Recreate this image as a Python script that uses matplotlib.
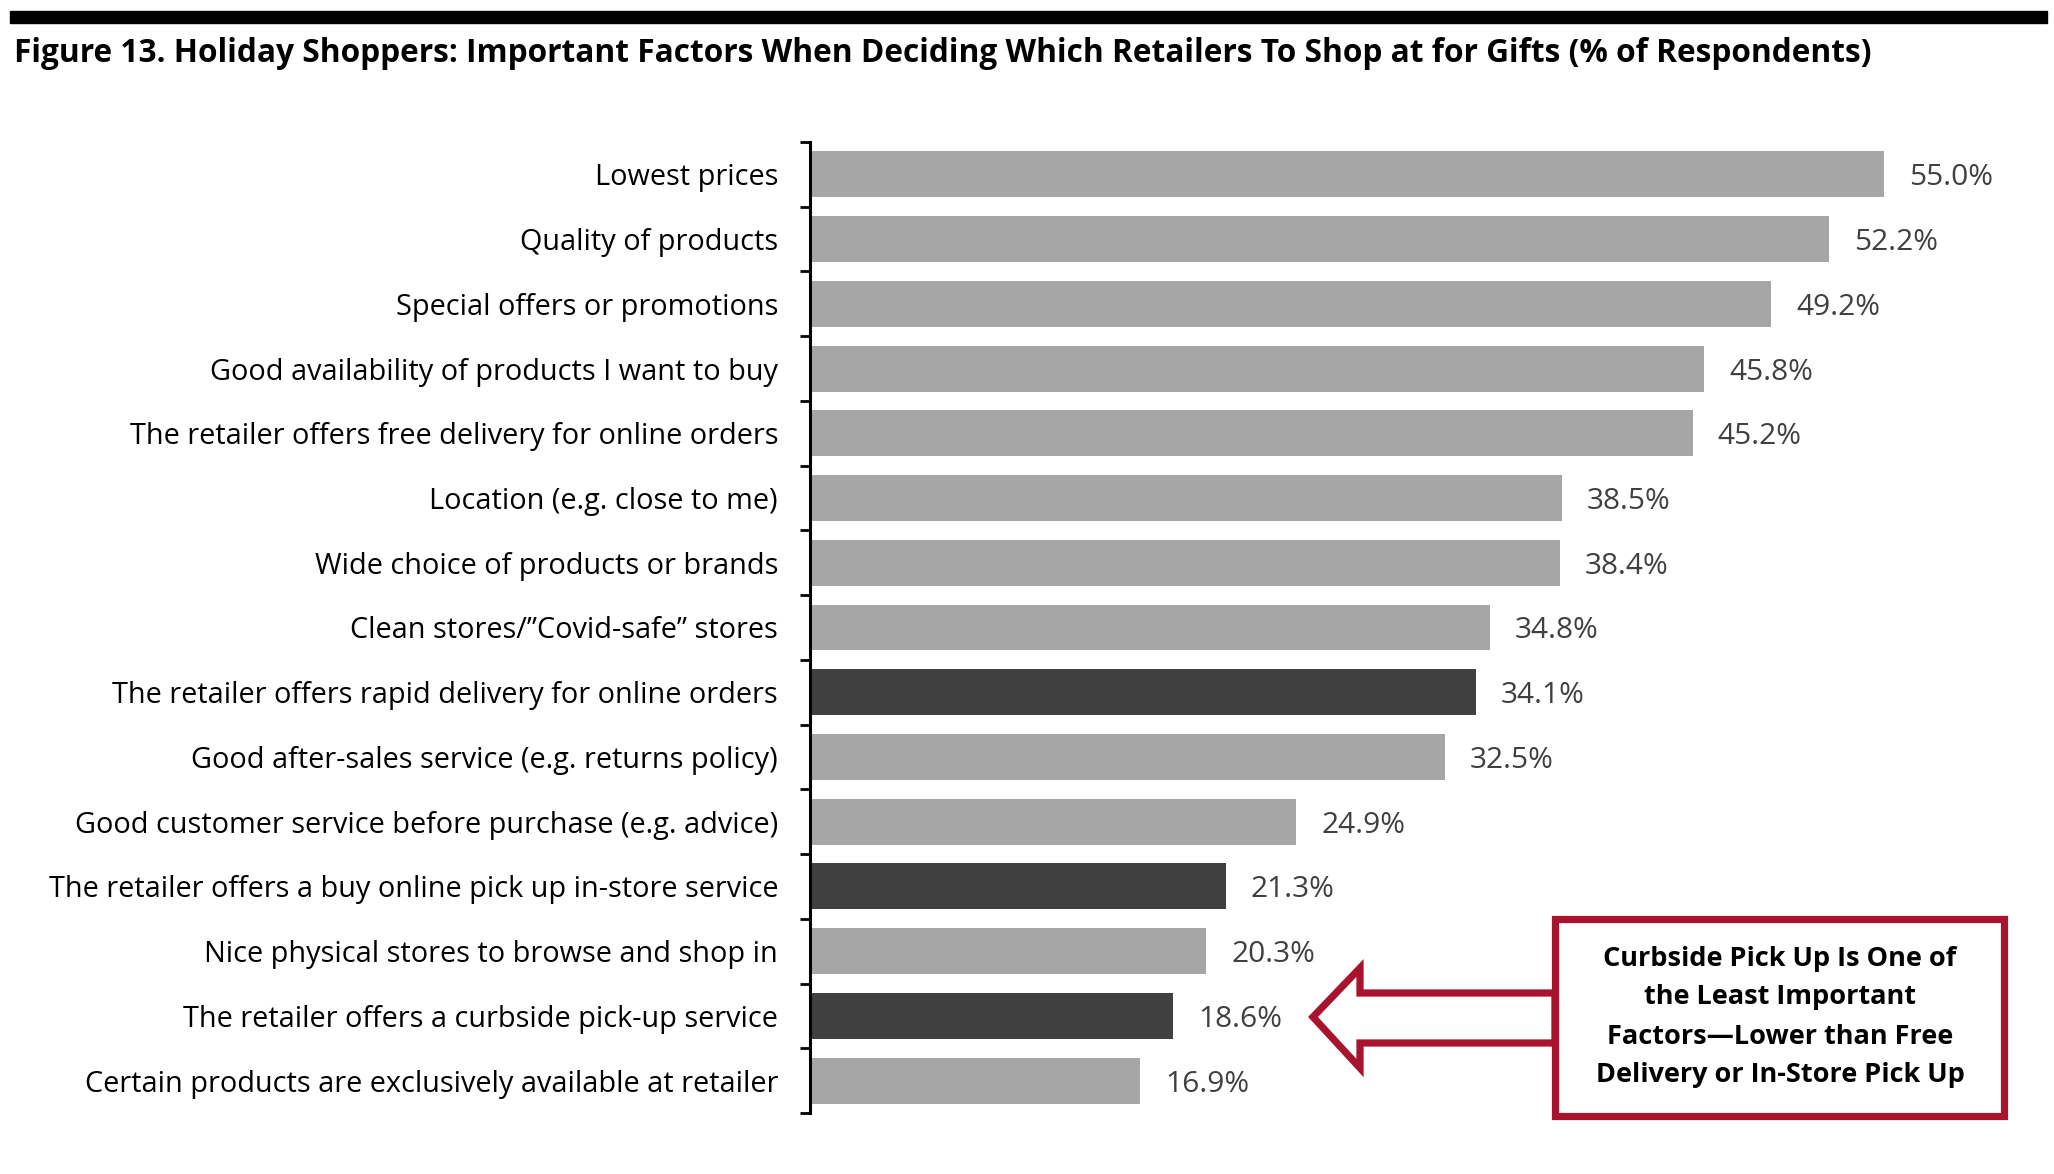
import matplotlib.pyplot as plt
from matplotlib.patches import Rectangle, Polygon

# data, top to bottom
factors = ["Lowest prices", "Quality of products", "Special offers or promotions",
           "Good availability of products I want to buy",
           "The retailer offers free delivery for online orders",
           "Location (e.g. close to me)", "Wide choice of products or brands",
           "Clean stores/\u201dCovid-safe\u201d stores",
           "The retailer offers rapid delivery for online orders",
           "Good after-sales service (e.g. returns policy)",
           "Good customer service before purchase (e.g. advice)",
           "The retailer offers a buy online pick up in-store service",
           "Nice physical stores to browse and shop in",
           "The retailer offers a curbside pick-up service",
           "Certain products are exclusively available at retailer"]
shares = [55.0, 52.2, 49.2, 45.8, 45.2, 38.5, 38.4, 34.8, 34.1, 32.5, 24.9, 21.3, 20.3, 18.6, 16.9]
highlight = [False, False, False, False, False, False, False, False, True,
             False, False, True, False, True, False]

LIGHT = "#a6a6a6"
DARK = "#404040"
RED = "#a8132e"
W, H = 2054, 1174

plt.rcParams['font.family'] = ['Open Sans', 'DejaVu Sans']
fig = plt.figure(figsize=(W / 100, H / 100), dpi=100)

# axes placed in pixel terms of the original
x0, x1 = 810, 810 + 60 * 19.53
y_top, y_bot = 142, 1113
ax = fig.add_axes([x0 / W, 1 - y_bot / H, (x1 - x0) / W, (y_bot - y_top) / H])

ypos = list(range(len(factors)))
colors = [DARK if h else LIGHT for h in highlight]
ax.barh(ypos, shares, height=0.71, color=colors)
for i, v in zip(ypos, shares):
    ax.annotate(f"{v:.1f}%", xy=(v, i), xytext=(18, -2.5), textcoords='offset points',
                va='center', ha='left', fontsize=21.5, color="#404040")

ax.set_xlim(0, 60)
ax.set_ylim(len(factors) - 0.5, -0.5)
ax.set_yticks(ypos)
ax.set_yticklabels(factors, fontsize=20.8)
ax.set_yticks([i - 0.5 for i in range(len(factors) + 1)], minor=True)
ax.tick_params(axis='y', which='major', length=0, pad=23)
ax.tick_params(axis='y', which='minor', length=7, width=2, direction='out')
ax.set_xticks([])
for s in ['top', 'right', 'bottom']:
    ax.spines[s].set_visible(False)
ax.spines['left'].set_linewidth(2.2)


def fp(x, y):
    return (x / W, 1 - y / H)


# header bar + title
fig.patches.append(Rectangle(fp(10, 23), 2037 / W, 12 / H,
                             transform=fig.transFigure, color="black"))
fig.text(14 / W, 1 - 62 / H,
         "Figure 13. Holiday Shoppers: Important Factors When Deciding Which Retailers To Shop at for Gifts (% of Respondents)",
         fontsize=22.8, fontweight='bold', va='baseline', ha='left')

# callout arrow and box
arrow_pts = [fp(1313, 1017), fp(1360, 968), fp(1360, 993), fp(1555, 993),
             fp(1555, 1043), fp(1360, 1043), fp(1360, 1068)]
fig.patches.append(Polygon(arrow_pts, closed=True, transform=fig.transFigure,
                           facecolor="white", edgecolor=RED, linewidth=5.2,
                           joinstyle='miter'))
fig.patches.append(Rectangle(fp(1555, 1116), (2004 - 1555) / W, (1116 - 919) / H,
                             transform=fig.transFigure, facecolor="white",
                             edgecolor=RED, linewidth=5.2, joinstyle='miter'))
fig.text(1780 / W, 1 - 1017 / H,
         "Curbside Pick Up Is One of\nthe Least Important\nFactors\u2014Lower than Free\nDelivery or In-Store Pick Up",
         ha='center', va='center', fontsize=19.5, fontweight='bold',
         linespacing=1.65)

fig.savefig("out.png", dpi=100)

• **Exercise**
Working from the material above, state how many lines contain "matplotlib"; give only the number.

• **Response to the exercise**
3